Saturday, October 22, 2005

Eritrea rejects UN flight request

Snippets from BBC correspondent Elizabeth Blunt's report today:

If Ethiopia and Eritrea go to war again, Eritrea would almost certainly lose, and yet it is Eritrea which provoked the present crisis.

Ethiopia accuses Eritrea of secretly moving troops to the border, while Eritrea says Ethiopia is not to be trusted.

Eritrea is suffering from a prolonged humanitarian catastrophe, the UN says, with 2.3 million people facing a lack of food.

More than 3,000 UN troops patrol the border zone under the terms of the December 2000 peace plan that followed a two-year border war.

Eritrea has rejected a plea from UN Secretary General Kofi Annan to lift a ban on peacekeeping flights along its tense border with Ethiopia.
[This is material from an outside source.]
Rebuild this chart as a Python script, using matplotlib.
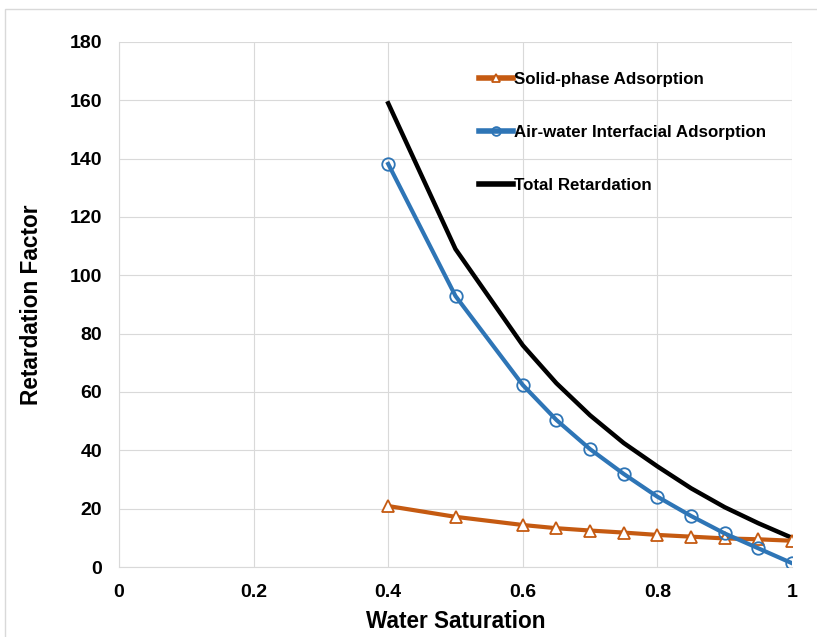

Eritrean President Isaias Afwerki told Mr Annan: "You cannot claim the legal, political, moral or humanitarian high ground on matters of law."

Eritrea banned UN helicopter flights in its airspace on 5 October.

Mr Annan has warned that the UN may have to pull its troops out if the flight ban remains in place.

Note, Eritrea became independent from Ethiopia in 1993, after Ethiopian and Eritrean rebel movements overthrew the Derg regime in Addis Ababa.